Transcribe the data in full and exactly, omitting any pictures.
===== RECORDS FOR THIS TASK
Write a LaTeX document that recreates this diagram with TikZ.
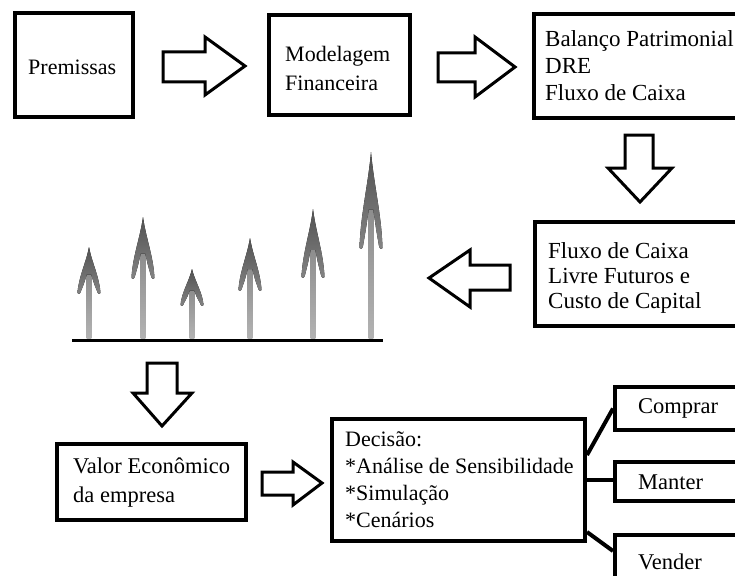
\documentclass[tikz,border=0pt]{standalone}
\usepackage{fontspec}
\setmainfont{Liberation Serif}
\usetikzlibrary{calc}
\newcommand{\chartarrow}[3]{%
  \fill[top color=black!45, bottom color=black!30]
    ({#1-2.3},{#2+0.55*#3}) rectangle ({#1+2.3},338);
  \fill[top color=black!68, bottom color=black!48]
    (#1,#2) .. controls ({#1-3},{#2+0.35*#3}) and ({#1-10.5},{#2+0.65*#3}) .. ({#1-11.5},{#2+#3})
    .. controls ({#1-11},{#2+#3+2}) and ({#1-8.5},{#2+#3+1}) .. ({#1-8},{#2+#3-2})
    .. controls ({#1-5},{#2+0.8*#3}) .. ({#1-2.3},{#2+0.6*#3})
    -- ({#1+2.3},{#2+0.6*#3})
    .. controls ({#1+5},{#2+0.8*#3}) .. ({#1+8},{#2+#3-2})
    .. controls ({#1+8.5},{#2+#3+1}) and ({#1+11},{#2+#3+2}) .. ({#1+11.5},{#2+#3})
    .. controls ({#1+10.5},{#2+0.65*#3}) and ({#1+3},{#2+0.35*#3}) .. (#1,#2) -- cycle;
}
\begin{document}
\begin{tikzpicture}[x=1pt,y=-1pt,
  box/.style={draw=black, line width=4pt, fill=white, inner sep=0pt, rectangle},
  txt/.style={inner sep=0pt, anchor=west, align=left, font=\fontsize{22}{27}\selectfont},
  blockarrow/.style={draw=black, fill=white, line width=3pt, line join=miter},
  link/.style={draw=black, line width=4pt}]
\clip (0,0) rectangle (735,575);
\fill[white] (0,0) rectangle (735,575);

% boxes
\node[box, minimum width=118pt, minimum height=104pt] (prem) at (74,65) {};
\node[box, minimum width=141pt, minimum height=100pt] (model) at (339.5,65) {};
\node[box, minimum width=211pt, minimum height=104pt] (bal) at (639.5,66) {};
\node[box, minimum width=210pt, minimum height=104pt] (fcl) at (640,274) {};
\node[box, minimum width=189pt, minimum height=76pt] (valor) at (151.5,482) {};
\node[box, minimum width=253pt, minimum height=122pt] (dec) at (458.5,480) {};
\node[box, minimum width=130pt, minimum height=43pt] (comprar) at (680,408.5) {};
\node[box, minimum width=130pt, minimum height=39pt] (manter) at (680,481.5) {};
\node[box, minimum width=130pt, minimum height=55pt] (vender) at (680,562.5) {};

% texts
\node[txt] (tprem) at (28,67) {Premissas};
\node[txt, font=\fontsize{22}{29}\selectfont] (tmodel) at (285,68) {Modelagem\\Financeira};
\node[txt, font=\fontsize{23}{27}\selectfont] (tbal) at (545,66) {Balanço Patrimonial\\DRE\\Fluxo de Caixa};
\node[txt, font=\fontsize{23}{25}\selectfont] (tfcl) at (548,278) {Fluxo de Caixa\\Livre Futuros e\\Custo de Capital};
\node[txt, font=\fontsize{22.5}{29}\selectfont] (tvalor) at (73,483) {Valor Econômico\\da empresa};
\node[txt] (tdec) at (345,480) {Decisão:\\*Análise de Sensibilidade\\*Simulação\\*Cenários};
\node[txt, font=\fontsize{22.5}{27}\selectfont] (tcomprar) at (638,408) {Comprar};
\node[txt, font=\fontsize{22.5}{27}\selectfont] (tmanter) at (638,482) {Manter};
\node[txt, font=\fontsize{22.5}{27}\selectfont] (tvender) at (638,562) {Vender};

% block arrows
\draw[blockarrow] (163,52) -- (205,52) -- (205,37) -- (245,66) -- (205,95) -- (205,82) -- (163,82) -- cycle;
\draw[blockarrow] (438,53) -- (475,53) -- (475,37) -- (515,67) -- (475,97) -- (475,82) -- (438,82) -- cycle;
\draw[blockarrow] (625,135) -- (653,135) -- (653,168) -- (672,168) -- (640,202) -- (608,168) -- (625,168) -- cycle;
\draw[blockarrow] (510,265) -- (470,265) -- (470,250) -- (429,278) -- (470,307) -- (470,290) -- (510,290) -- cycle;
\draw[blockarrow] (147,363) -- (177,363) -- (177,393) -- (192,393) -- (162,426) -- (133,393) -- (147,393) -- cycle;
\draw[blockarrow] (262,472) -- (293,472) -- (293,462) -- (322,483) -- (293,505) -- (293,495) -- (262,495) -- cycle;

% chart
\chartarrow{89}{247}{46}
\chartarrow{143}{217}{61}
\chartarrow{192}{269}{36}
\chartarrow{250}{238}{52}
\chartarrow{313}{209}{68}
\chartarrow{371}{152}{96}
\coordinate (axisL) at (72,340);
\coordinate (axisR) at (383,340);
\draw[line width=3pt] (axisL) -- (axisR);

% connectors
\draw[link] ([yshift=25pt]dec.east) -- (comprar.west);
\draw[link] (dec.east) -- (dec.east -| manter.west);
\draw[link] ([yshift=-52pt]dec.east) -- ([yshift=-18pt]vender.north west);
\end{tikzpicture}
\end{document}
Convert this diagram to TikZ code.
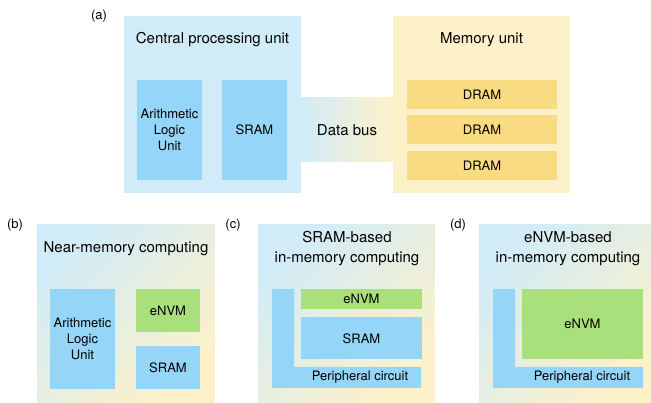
==========
--- CORRECT OUTPUT ---
Write a LaTeX document that recreates this diagram with TikZ.
\documentclass[tikz,border=0pt]{standalone}
\usepackage{fontspec}
\setmainfont{Liberation Serif}
\usetikzlibrary{calc}
\newcommand{\chartarrow}[3]{%
  \fill[top color=black!45, bottom color=black!30]
    ({#1-2.3},{#2+0.55*#3}) rectangle ({#1+2.3},338);
  \fill[top color=black!68, bottom color=black!48]
    (#1,#2) .. controls ({#1-3},{#2+0.35*#3}) and ({#1-10.5},{#2+0.65*#3}) .. ({#1-11.5},{#2+#3})
    .. controls ({#1-11},{#2+#3+2}) and ({#1-8.5},{#2+#3+1}) .. ({#1-8},{#2+#3-2})
    .. controls ({#1-5},{#2+0.8*#3}) .. ({#1-2.3},{#2+0.6*#3})
    -- ({#1+2.3},{#2+0.6*#3})
    .. controls ({#1+5},{#2+0.8*#3}) .. ({#1+8},{#2+#3-2})
    .. controls ({#1+8.5},{#2+#3+1}) and ({#1+11},{#2+#3+2}) .. ({#1+11.5},{#2+#3})
    .. controls ({#1+10.5},{#2+0.65*#3}) and ({#1+3},{#2+0.35*#3}) .. (#1,#2) -- cycle;
}
\begin{document}
\begin{tikzpicture}[x=1pt,y=-1pt,
  box/.style={draw=black, line width=4pt, fill=white, inner sep=0pt, rectangle},
  txt/.style={inner sep=0pt, anchor=west, align=left, font=\fontsize{22}{27}\selectfont},
  blockarrow/.style={draw=black, fill=white, line width=3pt, line join=miter},
  link/.style={draw=black, line width=4pt}]
\clip (0,0) rectangle (735,575);
\fill[white] (0,0) rectangle (735,575);

% boxes
\node[box, minimum width=118pt, minimum height=104pt] (prem) at (74,65) {};
\node[box, minimum width=141pt, minimum height=100pt] (model) at (339.5,65) {};
\node[box, minimum width=211pt, minimum height=104pt] (bal) at (639.5,66) {};
\node[box, minimum width=210pt, minimum height=104pt] (fcl) at (640,274) {};
\node[box, minimum width=189pt, minimum height=76pt] (valor) at (151.5,482) {};
\node[box, minimum width=253pt, minimum height=122pt] (dec) at (458.5,480) {};
\node[box, minimum width=130pt, minimum height=43pt] (comprar) at (680,408.5) {};
\node[box, minimum width=130pt, minimum height=39pt] (manter) at (680,481.5) {};
\node[box, minimum width=130pt, minimum height=55pt] (vender) at (680,562.5) {};

% texts
\node[txt] (tprem) at (28,67) {Premissas};
\node[txt, font=\fontsize{22}{29}\selectfont] (tmodel) at (285,68) {Modelagem\\Financeira};
\node[txt, font=\fontsize{23}{27}\selectfont] (tbal) at (545,66) {Balanço Patrimonial\\DRE\\Fluxo de Caixa};
\node[txt, font=\fontsize{23}{25}\selectfont] (tfcl) at (548,278) {Fluxo de Caixa\\Livre Futuros e\\Custo de Capital};
\node[txt, font=\fontsize{22.5}{29}\selectfont] (tvalor) at (73,483) {Valor Econômico\\da empresa};
\node[txt] (tdec) at (345,480) {Decisão:\\*Análise de Sensibilidade\\*Simulação\\*Cenários};
\node[txt, font=\fontsize{22.5}{27}\selectfont] (tcomprar) at (638,408) {Comprar};
\node[txt, font=\fontsize{22.5}{27}\selectfont] (tmanter) at (638,482) {Manter};
\node[txt, font=\fontsize{22.5}{27}\selectfont] (tvender) at (638,562) {Vender};

% block arrows
\draw[blockarrow] (163,52) -- (205,52) -- (205,37) -- (245,66) -- (205,95) -- (205,82) -- (163,82) -- cycle;
\draw[blockarrow] (438,53) -- (475,53) -- (475,37) -- (515,67) -- (475,97) -- (475,82) -- (438,82) -- cycle;
\draw[blockarrow] (625,135) -- (653,135) -- (653,168) -- (672,168) -- (640,202) -- (608,168) -- (625,168) -- cycle;
\draw[blockarrow] (510,265) -- (470,265) -- (470,250) -- (429,278) -- (470,307) -- (470,290) -- (510,290) -- cycle;
\draw[blockarrow] (147,363) -- (177,363) -- (177,393) -- (192,393) -- (162,426) -- (133,393) -- (147,393) -- cycle;
\draw[blockarrow] (262,472) -- (293,472) -- (293,462) -- (322,483) -- (293,505) -- (293,495) -- (262,495) -- cycle;

% chart
\chartarrow{89}{247}{46}
\chartarrow{143}{217}{61}
\chartarrow{192}{269}{36}
\chartarrow{250}{238}{52}
\chartarrow{313}{209}{68}
\chartarrow{371}{152}{96}
\coordinate (axisL) at (72,340);
\coordinate (axisR) at (383,340);
\draw[line width=3pt] (axisL) -- (axisR);

% connectors
\draw[link] ([yshift=25pt]dec.east) -- (comprar.west);
\draw[link] (dec.east) -- (dec.east -| manter.west);
\draw[link] ([yshift=-52pt]dec.east) -- ([yshift=-18pt]vender.north west);
\end{tikzpicture}
\end{document}
Convert this diagram to TikZ code.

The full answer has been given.